Of course, you can also send postcards to every house within a specific ZIP code, that’s a legitimate way to get leads, too.

Postcards and Digital Marketing

It’s hard to determine the exact value of postcards (and direct mail in general) for real estate investors, mostly because it depends on the marketing plan you have in place. However, you are likely to run a postcard campaign alongside campaigns on your other marketing channels, like social media (Facebook, YouTube, LinkedIn, Instagram, Pinterest), pay-per-click Google Ads, and whatever else you have in your plan.  

We’ve discussed the lessons that apply to both direct mail and online marketing in another post, and  here, we will consider one specific element you can use in postcards: QR codes.

QR codes make it easy for users to:

  • open a landing page (URL address)
  • directly dial a phone number
  • follow your account on a social media platform
  • send an SMS on their phone
  • download a document, etc.

They are great for blending traditional and online marketing campaigns. Real estate investors are  inserting QR codes on business cards and postcards, and recipients become more savvy using them (except those who don’t use smart gadgets). So, you can consider adding a QR code to your postcards – they can help you create synergy between different marketing channels.

Sending Frequency

You can’t really expect that someone will sell you their house because they’ve received one postcard from you – the transaction is way bigger than that, even if your motivated seller is in distress. Therefore, plan your marketing presence in advance and think of ways to maintain it.

Direct mail campaigns are usually done in a sequence (two or three parcels in six months), so you can adopt the same sending frequency for your postcards. Also, establishing a relationship with motivated sellers before they actually need you has become the norm, and a sequence of postcards can put you on the map.  
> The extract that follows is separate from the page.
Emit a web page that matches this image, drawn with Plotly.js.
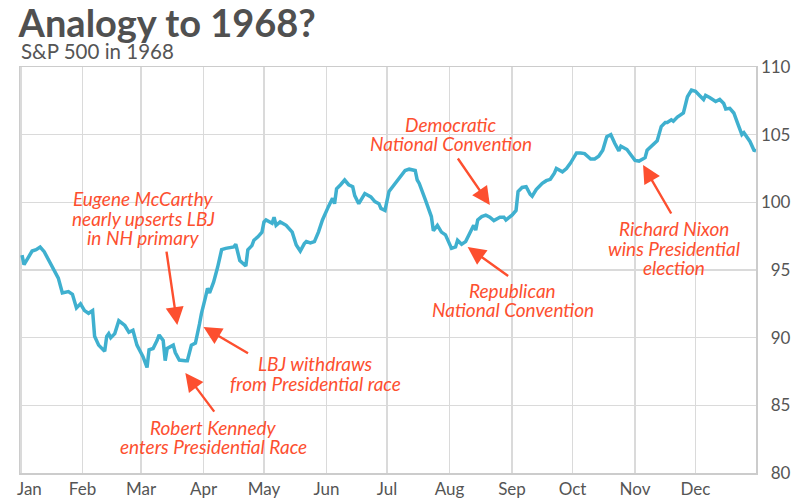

Monitor Performance Metrics

We can talk about postcard design, campaign must-haves, and sending frequency all day, but the measure of success in marketing ultimately comes from home owners – if they do what you asked them to do (call a phone, visit a website, book a meeting) then you are doing something right.

Now, we are the digital marketing nerds, and we won’t miss a chance to point out that performance metrics for online campaigns are far more elaborate than the feedback you get from postcard marketing. However, you will get valuable info from postcard metrics, too.

In direct mail, if you get a response rate of 1% – 2% that’s great. Some real estate investors report response rate of 6% from motivated sellers who were targeted with postcard marketing. As we mentioned above, double check each marketing case study you come across, because the two different postcard campaign might not be comparable.

The best way to find out which postcard converts more is to do split testing and to note the feedback you are getting from home owners in the market.

Closing Thoughts

Postcards, along with letters and flyers, can carry the punch of your direct mail campaign for finding motivated sellers in real estate investing. They are one of the most traditional ways to get seller leads, but they can fit in your multichannel marketing strategy, along with your digital channels.

Postcards are cheaper than letters, they offer small text box, and they have a lot of competition in the recipient’s mailbox. Yet, if you pick the right graphics or if you write a good copy, you might get the conversion rate you are after.

Use one of the real estate investing postcard templates we’ve shared with you, or tweak them a bit to make it your own and start your direct mail campaign. There are a lot of ways to integrate your postcard campaign for motivated sellers with your online marketing, you just need to choose what’s in line with your overall marketing plan.

Follow performance metrics and change postcard design and copy accordingly. Every lead in your funnel counts, so act like it’s so.